• GIVEN PROBLEM:
Only the lines from the start of the data to the line containing "import plotly.graph_objects as go", both included, should be output, exactly and without pictures.

[Dataset excerpt]
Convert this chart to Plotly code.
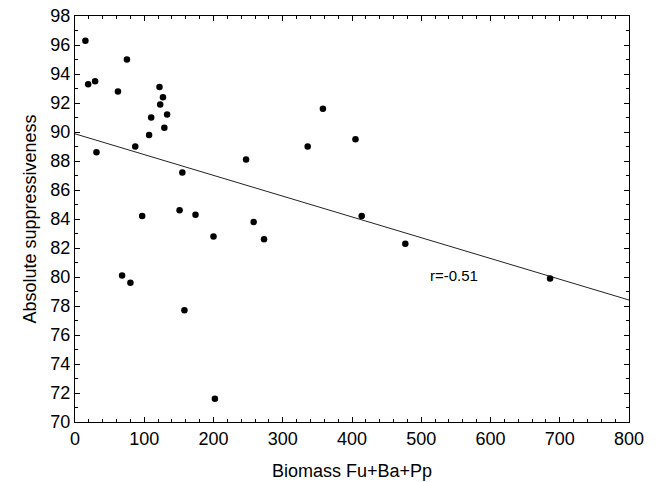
import numpy as np
import plotly.graph_objects as go

# biomass (Fu+Ba+Pp) vs absolute suppressiveness
biomass = [15, 19, 29, 31, 62, 75, 87, 107, 110, 122, 123, 127, 129, 133, 155, 247,
           97, 151, 174, 200, 258, 273, 68, 80, 158, 202,
           336, 358, 405, 414, 477, 686]
suppress = [96.3, 93.3, 93.5, 88.6, 92.8, 95.0, 89.0, 89.8, 91.0, 93.1, 91.9, 92.4, 90.3, 91.2, 87.2, 88.1,
            84.2, 84.6, 84.3, 82.8, 83.8, 82.6, 80.1, 79.6, 77.7, 71.6,
            89.0, 91.6, 89.5, 84.2, 82.3, 79.9]
fit_x = [0, 800]
r_label = "r=-0.51"

slope, icept = np.polyfit(biomass, suppress, 1)
fit_y = [icept + slope * v for v in fit_x]

FONT = "Liberation Sans, Arial, sans-serif"

fig = go.Figure()
fig.add_trace(go.Scatter(x=fit_x, y=fit_y, mode="lines",
                         line=dict(color="#222222", width=1), showlegend=False))
fig.add_trace(go.Scatter(x=biomass, y=suppress, mode="markers",
                         marker=dict(color="black", size=6.5), showlegend=False))
fig.add_annotation(x=548, y=80.1, text=r_label, showarrow=False,
                   font=dict(size=15, color="black", family=FONT))

axis = dict(showline=True, linecolor="black", linewidth=1, mirror="allticks",
            ticks="inside", ticklen=5, tickcolor="black", showgrid=False, zeroline=False,
            automargin=False, tickfont=dict(size=18, color="black", family=FONT))
fig.update_xaxes(range=[0, 800], dtick=100, minor=dict(dtick=20, ticks="inside", ticklen=3, tickcolor="black"),
                 title=dict(text="Biomass Fu+Ba+Pp", font=dict(size=18, color="black", family=FONT), standoff=16),
                 **axis)
fig.update_yaxes(range=[70, 98], dtick=2, minor=dict(dtick=1, ticks="inside", ticklen=3, tickcolor="black"),
                 title=dict(text="Absolute suppressiveness", font=dict(size=18, color="black", family=FONT), standoff=9),
                 **axis)
fig.update_layout(width=657, height=482, margin=dict(l=75, r=28, t=16, b=60),
                  paper_bgcolor="white", plot_bgcolor="white")
# drop the default 8px body margin so the figure sits at the page corner
fig.write_html("out.html", config={"displayModeBar": False},
               post_script="document.body.style.margin='0';")
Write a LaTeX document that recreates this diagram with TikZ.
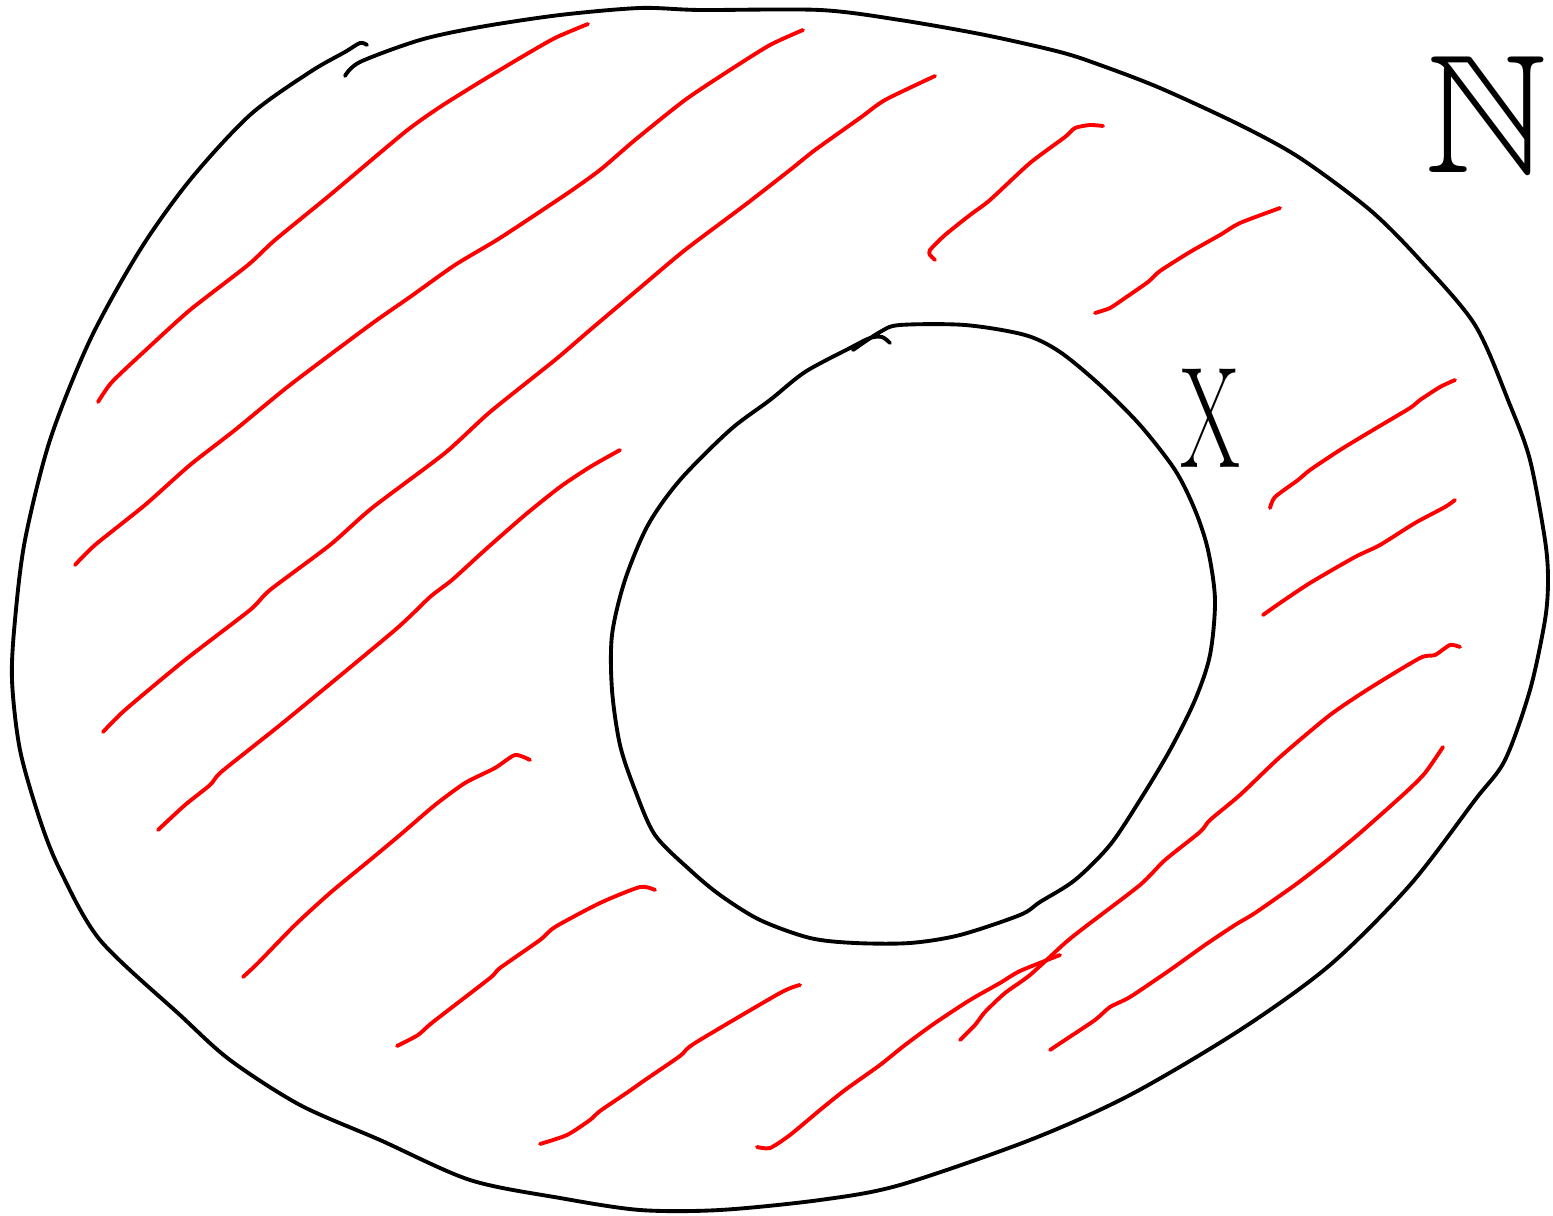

• FINAL ANSWER:
Convert this chart to Plotly code.
import numpy as np
import plotly.graph_objects as go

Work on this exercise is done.